The footprint is broken down into several areas:
This looks at domestic energy use (electricity, oil, gas etc). Results from Ellon suggest that residents use slightly more domestic energy than Aberdeenshire residents.
This looks at car mileage and occupancy, use of public transport and the number of flights taken per household. The Ellon results suggest that public transport (this includes school buses) is used more than in Aberdeenshire as a whole and that car occupancy rates are higher. Ellon is typically a commuter town with 45.4% of the working population travelling to Aberdeen City for employment. This shows in the questionnaire analysis as residents tend to travel more than Aberdeenshire residents as a whole, however the impact of this has been reduced as residents also chose to use public transport and car share more.
The type of food consumed also affects the global footprint with high consumption of meat leading to a higher overall footprint while eating organic produce reduces the footprint. According to the Ellon results, residents have a lower food footprint. On average, total food intake is in line with the Aberdeenshire figure but Ellon residents are much more likely to buy organic produce compared with others in Aberdeenshire.
This looks at how much money is spent per household on consumable items such as clothing, household appliances and recreational items. Respondents to the Ellon Academy questionnaires were not asked about consumer items so this factor has been calculated using the Community questionnaires only.

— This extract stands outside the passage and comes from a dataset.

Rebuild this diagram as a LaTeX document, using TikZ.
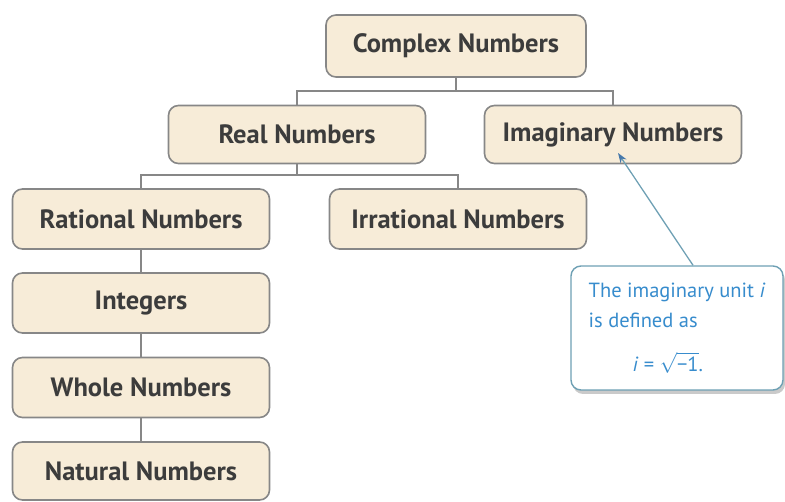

The results suggest that Ellon residents spend on average slightly more on consumables than the average for Aberdeenshire, particularly on recreational items. This may be a reflection of the higher average earnings in the settlement (Ellon household earnings in 2006 are on average £3,792 per year higher than the equivalent for Aberdeenshire). In addition it may also reflect the demography of the survey sample which tended to be older and hence have more leisure time.
Theamount spent per year on services such as telephones/telefax and dining out. Respondents to the Ellon school questionnaires were not asked about private services so this factor has been determined using the community questionnaire results.
These showed that Ellon residents spent less on services such as dining out and insurance. Again this is likely to be a reflection of the higher proportion of elderly residents.
Public services, Capital Investment and ‘Other’ factors
These have been set at an average for Aberdeenshire.
The Global Footprint Project in Ellon has given a useful insight into the environmental situation of a typical community in the North East of Scotland. Responses from the local school were encouraging while feedback from community questionnaires was less successful. Overall it was found that Ellon had a global footprint in line with the Scottish figure and lower than the Aberdeenshire and Aberdeen City figure. In particular, Ellon residents were found to have lower footprint scores for transport and food but could improve in terms of housing and consumable expenditure. All areas should be looked at when considering effective environmental projects for the town.